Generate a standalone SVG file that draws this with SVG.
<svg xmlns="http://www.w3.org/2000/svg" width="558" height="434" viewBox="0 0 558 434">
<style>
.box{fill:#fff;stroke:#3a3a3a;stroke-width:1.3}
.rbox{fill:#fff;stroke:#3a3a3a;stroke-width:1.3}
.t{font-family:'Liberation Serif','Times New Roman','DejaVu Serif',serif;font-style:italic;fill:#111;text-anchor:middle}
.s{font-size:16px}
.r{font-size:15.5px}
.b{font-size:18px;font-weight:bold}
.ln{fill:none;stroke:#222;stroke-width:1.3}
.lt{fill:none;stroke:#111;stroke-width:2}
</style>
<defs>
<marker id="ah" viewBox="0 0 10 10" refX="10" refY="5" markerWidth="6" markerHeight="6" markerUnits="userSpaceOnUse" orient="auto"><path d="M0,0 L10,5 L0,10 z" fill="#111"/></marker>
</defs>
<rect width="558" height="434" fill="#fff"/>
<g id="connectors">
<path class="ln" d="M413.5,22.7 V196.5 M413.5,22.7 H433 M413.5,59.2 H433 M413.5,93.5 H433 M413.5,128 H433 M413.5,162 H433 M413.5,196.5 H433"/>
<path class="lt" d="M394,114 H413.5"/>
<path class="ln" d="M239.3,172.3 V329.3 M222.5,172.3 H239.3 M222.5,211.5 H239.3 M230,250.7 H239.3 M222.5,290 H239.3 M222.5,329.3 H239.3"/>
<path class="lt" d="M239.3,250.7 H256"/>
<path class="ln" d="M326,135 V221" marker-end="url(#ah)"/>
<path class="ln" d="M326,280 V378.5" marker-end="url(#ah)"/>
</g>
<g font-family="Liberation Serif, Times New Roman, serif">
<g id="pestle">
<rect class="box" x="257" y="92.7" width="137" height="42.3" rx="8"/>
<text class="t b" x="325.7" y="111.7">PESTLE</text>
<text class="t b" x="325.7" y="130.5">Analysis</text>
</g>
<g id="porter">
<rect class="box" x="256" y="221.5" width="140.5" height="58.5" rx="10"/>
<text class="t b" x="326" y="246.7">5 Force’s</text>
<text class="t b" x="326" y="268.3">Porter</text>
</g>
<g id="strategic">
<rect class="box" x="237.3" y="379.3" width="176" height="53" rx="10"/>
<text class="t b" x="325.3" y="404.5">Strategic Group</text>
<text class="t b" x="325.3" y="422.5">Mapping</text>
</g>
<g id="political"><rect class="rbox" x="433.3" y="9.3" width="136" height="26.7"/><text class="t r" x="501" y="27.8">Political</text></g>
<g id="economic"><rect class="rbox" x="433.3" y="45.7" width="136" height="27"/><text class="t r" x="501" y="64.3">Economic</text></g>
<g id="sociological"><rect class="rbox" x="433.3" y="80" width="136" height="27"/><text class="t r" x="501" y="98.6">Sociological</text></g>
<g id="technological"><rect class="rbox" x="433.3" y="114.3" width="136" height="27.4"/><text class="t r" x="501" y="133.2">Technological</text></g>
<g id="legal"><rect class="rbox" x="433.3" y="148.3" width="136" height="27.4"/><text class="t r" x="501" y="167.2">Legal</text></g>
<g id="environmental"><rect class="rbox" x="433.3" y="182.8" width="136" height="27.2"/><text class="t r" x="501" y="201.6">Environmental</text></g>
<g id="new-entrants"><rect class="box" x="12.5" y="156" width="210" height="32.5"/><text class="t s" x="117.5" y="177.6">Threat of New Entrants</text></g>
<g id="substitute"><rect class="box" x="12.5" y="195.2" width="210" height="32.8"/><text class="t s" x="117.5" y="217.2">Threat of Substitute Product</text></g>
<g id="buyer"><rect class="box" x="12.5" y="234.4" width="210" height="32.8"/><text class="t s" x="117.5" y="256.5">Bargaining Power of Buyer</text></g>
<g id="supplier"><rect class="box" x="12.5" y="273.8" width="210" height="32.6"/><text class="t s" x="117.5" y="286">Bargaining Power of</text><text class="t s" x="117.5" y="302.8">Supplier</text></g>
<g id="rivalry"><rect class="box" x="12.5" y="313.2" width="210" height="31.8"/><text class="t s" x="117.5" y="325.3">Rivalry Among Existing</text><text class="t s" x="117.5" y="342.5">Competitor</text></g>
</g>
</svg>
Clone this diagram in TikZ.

+++

Show all lines in the entries above where the word "this" appears.

**Result:**
Generate a standalone SVG file that draws this with SVG.
Clone this diagram in TikZ.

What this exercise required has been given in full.